__REQUIREMENT__
Will you output the lines between the ones holding "Output the LaTeX" and "width=835pt, minimum height=43pt]", inclusive, exactly as they stand, and only those lines, with the pictures left out?

__SOURCE DATA__
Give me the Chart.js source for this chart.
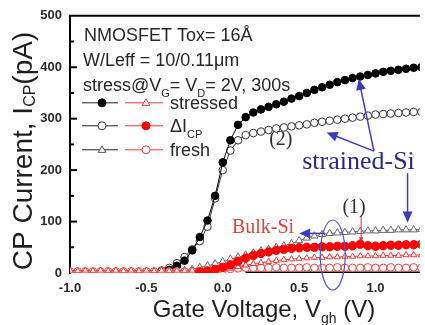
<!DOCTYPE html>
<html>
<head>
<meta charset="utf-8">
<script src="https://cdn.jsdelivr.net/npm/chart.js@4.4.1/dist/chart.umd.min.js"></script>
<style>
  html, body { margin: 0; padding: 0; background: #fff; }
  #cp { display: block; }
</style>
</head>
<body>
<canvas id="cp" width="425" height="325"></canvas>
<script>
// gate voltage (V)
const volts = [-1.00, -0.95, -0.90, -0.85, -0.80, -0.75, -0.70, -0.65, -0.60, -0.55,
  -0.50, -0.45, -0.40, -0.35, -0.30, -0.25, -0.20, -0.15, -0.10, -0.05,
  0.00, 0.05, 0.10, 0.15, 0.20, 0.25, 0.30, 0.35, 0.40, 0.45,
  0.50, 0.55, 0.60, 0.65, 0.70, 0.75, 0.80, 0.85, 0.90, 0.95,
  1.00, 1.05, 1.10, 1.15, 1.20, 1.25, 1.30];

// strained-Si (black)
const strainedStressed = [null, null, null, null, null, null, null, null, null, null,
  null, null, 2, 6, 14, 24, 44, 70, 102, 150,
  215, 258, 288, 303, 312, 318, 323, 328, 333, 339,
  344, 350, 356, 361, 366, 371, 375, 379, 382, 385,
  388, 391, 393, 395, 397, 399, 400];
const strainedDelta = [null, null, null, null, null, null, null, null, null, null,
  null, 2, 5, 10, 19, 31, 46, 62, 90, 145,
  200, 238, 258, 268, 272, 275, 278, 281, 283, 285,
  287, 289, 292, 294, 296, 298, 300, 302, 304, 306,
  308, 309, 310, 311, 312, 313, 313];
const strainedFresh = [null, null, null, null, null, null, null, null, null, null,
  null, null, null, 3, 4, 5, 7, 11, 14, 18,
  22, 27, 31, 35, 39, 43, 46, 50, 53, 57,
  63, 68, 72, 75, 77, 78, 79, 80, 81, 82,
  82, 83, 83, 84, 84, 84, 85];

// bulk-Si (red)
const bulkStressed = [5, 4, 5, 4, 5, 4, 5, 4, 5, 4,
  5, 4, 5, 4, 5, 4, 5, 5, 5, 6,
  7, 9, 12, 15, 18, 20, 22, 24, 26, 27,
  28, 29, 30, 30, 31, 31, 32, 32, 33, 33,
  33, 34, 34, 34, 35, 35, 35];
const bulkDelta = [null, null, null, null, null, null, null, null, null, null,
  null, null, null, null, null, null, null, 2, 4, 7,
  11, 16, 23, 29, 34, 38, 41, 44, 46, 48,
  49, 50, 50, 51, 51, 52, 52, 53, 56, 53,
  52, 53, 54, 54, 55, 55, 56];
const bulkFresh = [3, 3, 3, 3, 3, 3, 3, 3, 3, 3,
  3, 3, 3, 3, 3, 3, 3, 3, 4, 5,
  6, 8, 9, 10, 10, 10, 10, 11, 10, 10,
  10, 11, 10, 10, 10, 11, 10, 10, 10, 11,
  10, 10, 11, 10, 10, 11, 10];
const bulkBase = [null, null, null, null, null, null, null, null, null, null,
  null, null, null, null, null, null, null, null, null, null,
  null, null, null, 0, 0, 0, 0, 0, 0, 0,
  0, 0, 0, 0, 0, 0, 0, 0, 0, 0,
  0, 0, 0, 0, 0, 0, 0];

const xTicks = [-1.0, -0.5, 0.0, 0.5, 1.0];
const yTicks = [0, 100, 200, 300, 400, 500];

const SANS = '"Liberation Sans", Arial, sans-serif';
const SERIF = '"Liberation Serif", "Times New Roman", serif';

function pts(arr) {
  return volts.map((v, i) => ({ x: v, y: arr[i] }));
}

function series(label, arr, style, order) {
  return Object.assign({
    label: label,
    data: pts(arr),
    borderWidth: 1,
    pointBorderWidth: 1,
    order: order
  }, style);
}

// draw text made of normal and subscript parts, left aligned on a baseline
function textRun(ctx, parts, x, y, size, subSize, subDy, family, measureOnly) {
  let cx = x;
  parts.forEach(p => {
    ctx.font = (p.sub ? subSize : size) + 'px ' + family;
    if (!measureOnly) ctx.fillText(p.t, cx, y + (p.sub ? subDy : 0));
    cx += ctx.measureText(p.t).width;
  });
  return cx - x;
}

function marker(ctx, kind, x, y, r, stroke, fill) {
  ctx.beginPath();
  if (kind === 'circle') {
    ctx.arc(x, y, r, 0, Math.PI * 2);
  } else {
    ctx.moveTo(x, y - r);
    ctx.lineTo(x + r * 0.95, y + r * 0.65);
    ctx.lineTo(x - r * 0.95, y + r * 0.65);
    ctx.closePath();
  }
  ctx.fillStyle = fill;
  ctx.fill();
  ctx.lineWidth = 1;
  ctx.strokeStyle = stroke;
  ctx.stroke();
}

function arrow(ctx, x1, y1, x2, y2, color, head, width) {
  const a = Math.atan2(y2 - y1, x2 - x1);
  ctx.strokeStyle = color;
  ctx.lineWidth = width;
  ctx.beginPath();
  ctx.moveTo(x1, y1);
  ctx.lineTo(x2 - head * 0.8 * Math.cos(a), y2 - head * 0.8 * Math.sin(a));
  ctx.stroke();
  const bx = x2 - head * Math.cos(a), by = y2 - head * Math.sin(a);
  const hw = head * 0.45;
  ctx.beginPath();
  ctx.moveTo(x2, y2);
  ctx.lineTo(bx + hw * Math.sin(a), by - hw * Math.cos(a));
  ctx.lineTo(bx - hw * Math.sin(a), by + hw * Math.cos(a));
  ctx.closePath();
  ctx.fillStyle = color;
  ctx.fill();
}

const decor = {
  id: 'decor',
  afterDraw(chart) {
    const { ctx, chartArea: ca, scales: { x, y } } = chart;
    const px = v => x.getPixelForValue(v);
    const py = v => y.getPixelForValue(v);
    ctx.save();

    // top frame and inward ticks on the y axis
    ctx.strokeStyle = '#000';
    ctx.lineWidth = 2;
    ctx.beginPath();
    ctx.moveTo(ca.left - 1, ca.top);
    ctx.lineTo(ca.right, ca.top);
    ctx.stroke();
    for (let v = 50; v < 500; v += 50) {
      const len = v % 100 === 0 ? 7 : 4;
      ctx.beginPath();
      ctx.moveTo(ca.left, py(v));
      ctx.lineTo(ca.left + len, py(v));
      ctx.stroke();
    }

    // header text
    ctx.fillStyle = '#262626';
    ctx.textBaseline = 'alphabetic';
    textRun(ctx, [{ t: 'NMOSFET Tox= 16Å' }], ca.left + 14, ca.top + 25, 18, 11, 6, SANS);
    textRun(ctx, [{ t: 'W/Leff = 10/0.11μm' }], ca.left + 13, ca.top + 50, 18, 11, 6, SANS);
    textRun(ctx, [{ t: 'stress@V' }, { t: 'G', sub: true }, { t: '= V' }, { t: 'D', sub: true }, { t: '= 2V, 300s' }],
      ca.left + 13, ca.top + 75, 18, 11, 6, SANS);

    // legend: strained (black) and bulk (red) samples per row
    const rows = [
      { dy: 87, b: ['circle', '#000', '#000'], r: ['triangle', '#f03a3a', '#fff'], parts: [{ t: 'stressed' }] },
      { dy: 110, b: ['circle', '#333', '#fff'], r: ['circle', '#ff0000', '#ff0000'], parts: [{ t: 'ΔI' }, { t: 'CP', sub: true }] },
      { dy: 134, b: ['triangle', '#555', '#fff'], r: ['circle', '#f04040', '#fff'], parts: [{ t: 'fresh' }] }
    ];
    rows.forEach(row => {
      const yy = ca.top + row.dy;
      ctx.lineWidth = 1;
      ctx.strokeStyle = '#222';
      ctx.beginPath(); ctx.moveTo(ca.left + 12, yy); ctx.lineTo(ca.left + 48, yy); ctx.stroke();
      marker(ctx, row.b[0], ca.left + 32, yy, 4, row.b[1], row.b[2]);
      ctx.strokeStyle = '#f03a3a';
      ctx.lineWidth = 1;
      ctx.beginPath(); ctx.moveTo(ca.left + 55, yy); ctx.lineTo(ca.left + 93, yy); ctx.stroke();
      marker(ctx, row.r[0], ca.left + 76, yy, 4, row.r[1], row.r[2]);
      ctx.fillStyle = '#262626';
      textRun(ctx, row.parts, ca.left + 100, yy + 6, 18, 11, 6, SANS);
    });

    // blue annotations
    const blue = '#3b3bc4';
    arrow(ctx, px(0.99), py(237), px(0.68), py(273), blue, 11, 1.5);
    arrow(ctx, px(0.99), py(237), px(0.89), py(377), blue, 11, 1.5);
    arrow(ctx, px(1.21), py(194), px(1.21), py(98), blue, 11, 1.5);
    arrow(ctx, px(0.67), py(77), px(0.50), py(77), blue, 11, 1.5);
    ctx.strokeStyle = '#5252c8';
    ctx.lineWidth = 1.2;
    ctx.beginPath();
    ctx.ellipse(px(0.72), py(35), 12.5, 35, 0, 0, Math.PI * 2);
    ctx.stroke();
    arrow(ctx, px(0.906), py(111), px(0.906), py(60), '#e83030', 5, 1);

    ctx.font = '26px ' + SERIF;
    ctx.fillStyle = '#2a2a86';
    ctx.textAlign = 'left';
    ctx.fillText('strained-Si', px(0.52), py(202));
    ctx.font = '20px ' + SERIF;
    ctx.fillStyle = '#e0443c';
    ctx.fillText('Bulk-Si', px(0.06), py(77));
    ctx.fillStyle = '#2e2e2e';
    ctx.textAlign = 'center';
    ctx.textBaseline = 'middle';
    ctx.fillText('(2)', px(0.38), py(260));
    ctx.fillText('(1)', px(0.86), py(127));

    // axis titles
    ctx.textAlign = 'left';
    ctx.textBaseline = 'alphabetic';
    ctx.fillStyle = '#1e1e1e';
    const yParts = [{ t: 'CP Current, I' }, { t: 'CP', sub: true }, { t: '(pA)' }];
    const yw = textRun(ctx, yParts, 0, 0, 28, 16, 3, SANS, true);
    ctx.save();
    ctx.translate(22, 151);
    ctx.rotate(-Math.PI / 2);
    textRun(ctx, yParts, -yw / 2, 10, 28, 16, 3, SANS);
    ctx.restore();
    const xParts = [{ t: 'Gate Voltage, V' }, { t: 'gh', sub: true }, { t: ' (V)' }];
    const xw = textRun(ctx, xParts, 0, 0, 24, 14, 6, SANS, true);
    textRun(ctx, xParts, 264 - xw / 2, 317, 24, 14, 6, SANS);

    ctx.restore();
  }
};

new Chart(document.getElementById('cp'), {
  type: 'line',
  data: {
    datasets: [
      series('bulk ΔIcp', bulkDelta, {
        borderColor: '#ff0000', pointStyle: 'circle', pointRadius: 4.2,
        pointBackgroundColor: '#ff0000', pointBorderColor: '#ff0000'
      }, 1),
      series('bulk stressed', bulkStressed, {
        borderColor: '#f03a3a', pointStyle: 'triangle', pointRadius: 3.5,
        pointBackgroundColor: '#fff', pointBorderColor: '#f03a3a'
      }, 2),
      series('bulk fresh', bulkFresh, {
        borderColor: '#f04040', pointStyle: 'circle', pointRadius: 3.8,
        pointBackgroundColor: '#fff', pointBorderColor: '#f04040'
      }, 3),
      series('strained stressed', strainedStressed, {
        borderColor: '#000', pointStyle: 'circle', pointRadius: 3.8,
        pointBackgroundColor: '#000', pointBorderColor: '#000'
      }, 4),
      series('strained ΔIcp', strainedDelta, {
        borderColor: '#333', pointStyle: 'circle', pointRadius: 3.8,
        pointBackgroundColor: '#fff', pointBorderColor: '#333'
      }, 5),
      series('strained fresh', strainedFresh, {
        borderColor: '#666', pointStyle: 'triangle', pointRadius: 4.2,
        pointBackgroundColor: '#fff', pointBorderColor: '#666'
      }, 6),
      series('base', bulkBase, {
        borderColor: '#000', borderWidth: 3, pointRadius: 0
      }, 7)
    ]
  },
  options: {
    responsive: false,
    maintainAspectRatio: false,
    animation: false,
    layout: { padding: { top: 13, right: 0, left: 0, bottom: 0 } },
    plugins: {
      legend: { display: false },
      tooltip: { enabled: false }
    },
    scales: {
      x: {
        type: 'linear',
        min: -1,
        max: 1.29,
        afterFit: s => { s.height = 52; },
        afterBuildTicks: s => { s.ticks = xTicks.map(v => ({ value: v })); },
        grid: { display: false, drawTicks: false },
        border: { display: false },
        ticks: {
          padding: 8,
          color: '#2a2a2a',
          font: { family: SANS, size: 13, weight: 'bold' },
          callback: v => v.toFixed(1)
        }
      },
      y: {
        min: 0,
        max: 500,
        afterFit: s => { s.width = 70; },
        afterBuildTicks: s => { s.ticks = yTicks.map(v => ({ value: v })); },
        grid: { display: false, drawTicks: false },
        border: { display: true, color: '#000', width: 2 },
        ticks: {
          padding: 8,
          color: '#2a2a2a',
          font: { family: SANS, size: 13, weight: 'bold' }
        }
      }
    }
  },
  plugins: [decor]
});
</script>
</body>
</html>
==
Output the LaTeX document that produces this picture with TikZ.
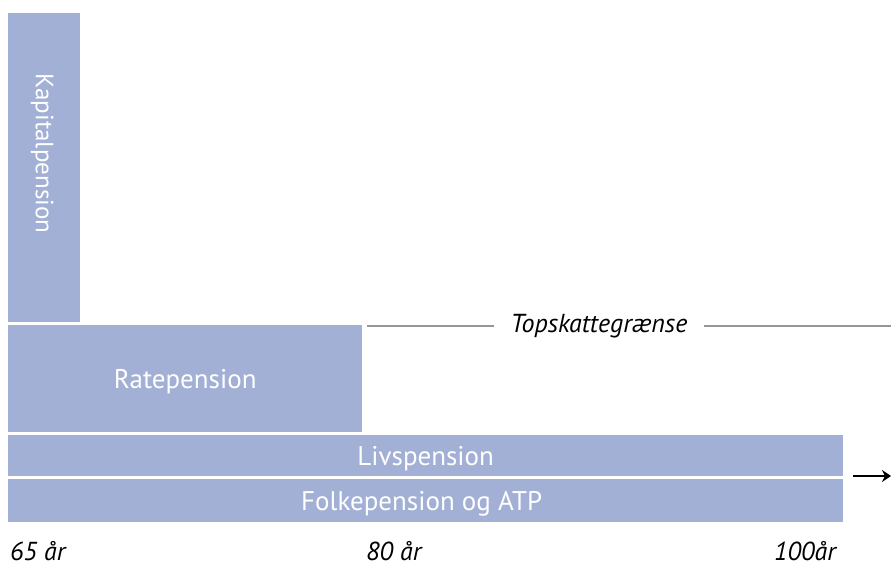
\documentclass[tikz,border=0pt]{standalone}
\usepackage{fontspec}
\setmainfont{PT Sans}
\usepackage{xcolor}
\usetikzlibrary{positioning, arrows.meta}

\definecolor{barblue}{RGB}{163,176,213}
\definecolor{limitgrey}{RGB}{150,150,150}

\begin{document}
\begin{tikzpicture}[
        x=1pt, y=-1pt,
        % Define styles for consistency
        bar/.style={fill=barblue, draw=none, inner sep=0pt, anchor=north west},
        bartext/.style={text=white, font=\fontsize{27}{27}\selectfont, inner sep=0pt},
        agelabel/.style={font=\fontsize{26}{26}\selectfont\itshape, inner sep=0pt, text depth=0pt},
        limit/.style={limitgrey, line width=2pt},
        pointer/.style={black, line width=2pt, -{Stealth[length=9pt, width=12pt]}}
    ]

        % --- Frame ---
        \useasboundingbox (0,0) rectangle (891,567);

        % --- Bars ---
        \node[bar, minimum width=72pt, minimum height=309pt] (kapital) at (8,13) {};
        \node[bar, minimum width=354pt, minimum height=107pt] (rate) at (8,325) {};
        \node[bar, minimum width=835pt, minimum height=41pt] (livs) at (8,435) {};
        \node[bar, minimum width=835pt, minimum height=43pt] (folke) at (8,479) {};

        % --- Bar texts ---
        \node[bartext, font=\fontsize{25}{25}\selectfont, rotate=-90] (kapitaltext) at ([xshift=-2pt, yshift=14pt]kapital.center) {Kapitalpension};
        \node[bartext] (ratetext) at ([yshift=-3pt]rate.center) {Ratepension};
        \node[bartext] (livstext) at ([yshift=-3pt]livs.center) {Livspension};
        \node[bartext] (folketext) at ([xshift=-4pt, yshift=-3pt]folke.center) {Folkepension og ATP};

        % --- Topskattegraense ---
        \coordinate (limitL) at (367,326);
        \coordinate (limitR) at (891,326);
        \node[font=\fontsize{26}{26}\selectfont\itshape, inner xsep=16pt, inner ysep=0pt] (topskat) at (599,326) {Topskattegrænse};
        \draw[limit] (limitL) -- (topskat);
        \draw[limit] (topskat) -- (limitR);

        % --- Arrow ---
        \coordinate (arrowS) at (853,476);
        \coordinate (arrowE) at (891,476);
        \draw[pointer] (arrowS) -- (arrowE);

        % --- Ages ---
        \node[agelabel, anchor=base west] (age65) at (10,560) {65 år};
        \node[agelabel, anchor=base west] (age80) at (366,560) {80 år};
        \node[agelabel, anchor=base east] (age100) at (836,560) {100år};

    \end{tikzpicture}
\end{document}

__REPLY TO THE TASK__
Output the LaTeX document that produces this picture with TikZ.
\documentclass[tikz,border=0pt]{standalone}
\usepackage{fontspec}
\setmainfont{PT Sans}
\usepackage{xcolor}
\usetikzlibrary{positioning, arrows.meta}

\definecolor{barblue}{RGB}{163,176,213}
\definecolor{limitgrey}{RGB}{150,150,150}

\begin{document}
\begin{tikzpicture}[
        x=1pt, y=-1pt,
        % Define styles for consistency
        bar/.style={fill=barblue, draw=none, inner sep=0pt, anchor=north west},
        bartext/.style={text=white, font=\fontsize{27}{27}\selectfont, inner sep=0pt},
        agelabel/.style={font=\fontsize{26}{26}\selectfont\itshape, inner sep=0pt, text depth=0pt},
        limit/.style={limitgrey, line width=2pt},
        pointer/.style={black, line width=2pt, -{Stealth[length=9pt, width=12pt]}}
    ]

        % --- Frame ---
        \useasboundingbox (0,0) rectangle (891,567);

        % --- Bars ---
        \node[bar, minimum width=72pt, minimum height=309pt] (kapital) at (8,13) {};
        \node[bar, minimum width=354pt, minimum height=107pt] (rate) at (8,325) {};
        \node[bar, minimum width=835pt, minimum height=41pt] (livs) at (8,435) {};
        \node[bar, minimum width=835pt, minimum height=43pt] (folke) at (8,479) {};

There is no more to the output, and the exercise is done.